2 Dead After Apparent Carbon Monoxide Leak

Several children recovering in the hospital

Officials on Monday said the deaths of two women by an apparent carbon monoxide leak were a "very tragic event," adding that the West Rogers Park apartment building had an inadequate number of CO detectors.

Fire crews were initially called to the building, on the 2500 block of West North Shore Avenue, shortly after 10:30 a.m. Sunday and found 77-year-old Rasheeda Akhter in cardiac arrest. Another woman, 18-year-old  Zanib Ahmed, was also found to be suffering from seizures.

Both women were rushed to Swedish Covenant Hospital. First responders, suspecting CO poisoning, did a sweep of the building.

"They did, they came out and they scoured the who apartment, the whole building, and they couldn't find anything," said Choudary Norman, whose family owns the building.
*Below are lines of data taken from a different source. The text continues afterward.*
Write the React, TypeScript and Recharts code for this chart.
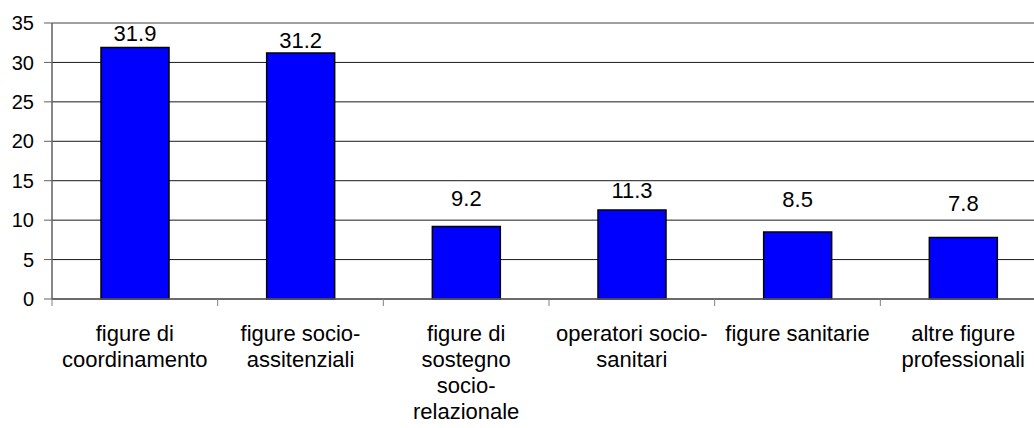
import React from 'react';
import { BarChart, Bar, XAxis, YAxis, CartesianGrid, ReferenceLine, LabelList } from 'recharts';

// Category names; "\n" marks where each label wraps under the axis
const categories = [
  'figure di\ncoordinamento',
  'figure socio-\nassitenziali',
  'figure di\nsostegno\nsocio-\nrelazionale',
  'operatori socio-\nsanitari',
  'figure sanitarie',
  'altre figure\nprofessionali',
];
const values = [31.9, 31.2, 9.2, 11.3, 8.5, 7.8];
const yTicks = [0, 5, 10, 15, 20, 25, 30, 35];

// extra space between each bar top and its value label
const labelGap = [6, 5, 20, 12, 25, 26];

const CHART_W = 1046;
const CHART_H = 428;
const Y_AXIS_W = 52;
const BAND = (CHART_W - Y_AXIS_W) / categories.length;
const FONT = '"Liberation Sans", Arial, sans-serif';

const data = categories.map((name, i) => ({ name, value: values[i] }));

const CategoryTick = (props: any) => {
  const { x, y, payload } = props;
  const lines = String(payload.value).split('\n');
  const left = x - BAND / 2;
  return (
    <g>
      <line x1={left} y1={y} x2={left} y2={y + 7} stroke="#808080" strokeWidth={1} />
      <text x={x} y={y + 42} textAnchor="middle" fontSize={22} fontFamily={FONT} fill="#000">
        {lines.map((line, i) => (
          <tspan key={i} x={x} dy={i === 0 ? 0 : 26}>
            {line}
          </tspan>
        ))}
      </text>
    </g>
  );
};

const ValueLabel = (props: any) => {
  const { x, y, width, value, index } = props;
  return (
    <text
      x={x + width / 2}
      y={y - labelGap[index]}
      textAnchor="middle"
      fontSize={22}
      fontFamily={FONT}
      fill="#000"
    >
      {value}
    </text>
  );
};

export default function App() {
  return (
    <div style={{ position: 'absolute', left: 0, top: 0, width: 1034, height: CHART_H, overflow: 'hidden', background: '#fff' }}>
      <BarChart
        width={CHART_W}
        height={CHART_H}
        data={data}
        margin={{ top: 23, right: 0, bottom: 0, left: 0 }}
        barSize={68}
      >
        <CartesianGrid vertical={false} stroke="#1a1a1a" strokeOpacity={1} />
        <ReferenceLine y={35} stroke="#a0a0a0" strokeWidth={2} ifOverflow="extendDomain" />
        <XAxis
          dataKey="name"
          interval={0}
          height={129}
          tickLine={false}
          tickSize={0}
          tickMargin={0}
          axisLine={{ stroke: '#606060', strokeWidth: 1.5 }}
          tick={<CategoryTick />}
        />
        <YAxis
          width={Y_AXIS_W}
          domain={[0, 35]}
          ticks={yTicks}
          interval={0}
          tickSize={8}
          tickMargin={10}
          axisLine={{ stroke: '#606060', strokeWidth: 1.5 }}
          tickLine={{ stroke: '#606060' }}
          tick={{ fontSize: 20, fontFamily: FONT, fill: '#000' }}
        />
        <Bar dataKey="value" fill="#0000ff" stroke="#000" strokeWidth={1.5} isAnimationActive={false}>
          <LabelList dataKey="value" content={<ValueLabel />} />
        </Bar>
      </BarChart>
    </div>
  );
}
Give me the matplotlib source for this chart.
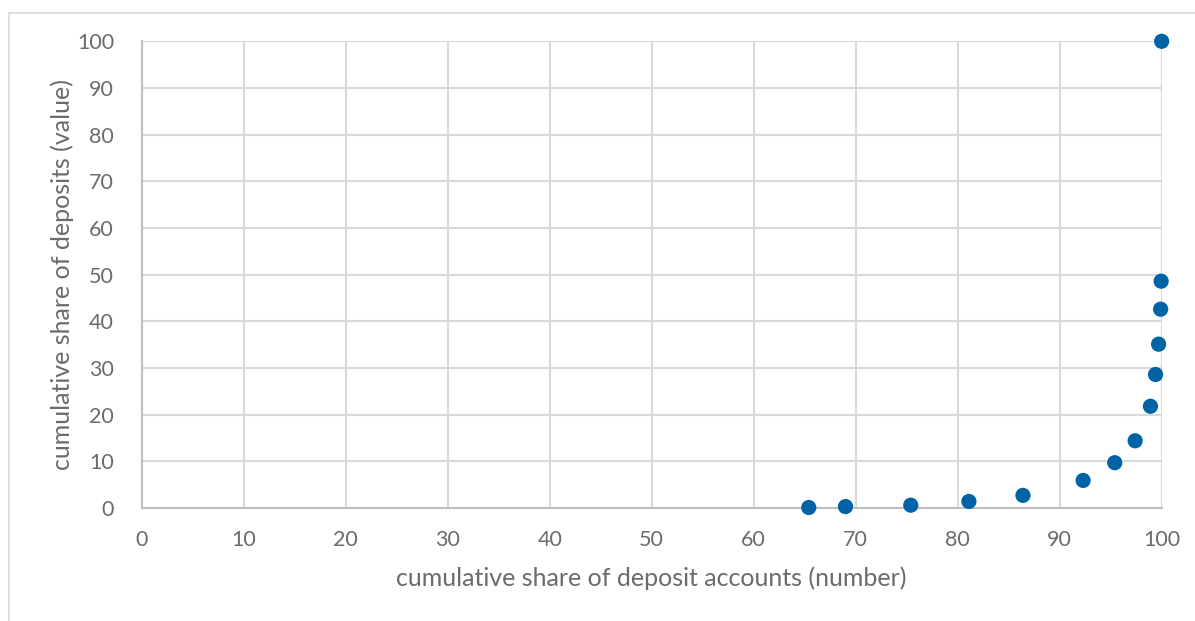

The fire department left but was called back roughly five hours later when Norman's mother,
Khurshid Begum, was unresponsive. A second check revealed higher levels of carbon monoxide.

"The readings were still on the low side, but they were high enough to mandate calling the gas company," said Asst. Fire Chief Mark Nielsen.

Begum survived, but Akhter and Ahmed did not. Akhter was pronounced dead at 11:14 a.m., according to the Cook County Medical Examiner's office. Ahmed died Sunday evening.

A 12-year-old girl also was taken in critical condition. Her condition stabilized by Monday morning, family members said. Four other children were hospitalized for observation.

"We believe it to be low-dose, long-term exposure," said Nielsen.

A chief symptom of carbon monoxide poisoning is a headache, and sources close to the investigation told NBC Chicago there had been complaints of residents getting headaches in the basement laundry room and that the solution was to open a window. Fire officials said they believe it's quite possible that window prevented the building's lone carbon monoxide detector from ever getting an accurate reading.

The boiler was also old and suggested it had not been properly maintained, fire officials said.

Nationwide, there are about 500 deaths related to carbon monoxide poisoning each year. Another 15,000 people visit the emergency room with symptoms.

"I know exactly what they're going through," Chicagoan Mike Robb said of the relatives of the latest victims.

Robb lost his twin sister and two nieces to carbon monoxide poisoning in 2000. Since then, the city has toughened its law, requiring that carbon monoxide detectors be installed no more than 15 feet away from each bedroom or sleeping area.

Robb said the city now needs to step up enforcement and awareness.

"Send out notices, fliers... put it on their tax bills, something," he said.

Detectors with digital read-outs do a better job of detecting carbon monoxide, fire officials said.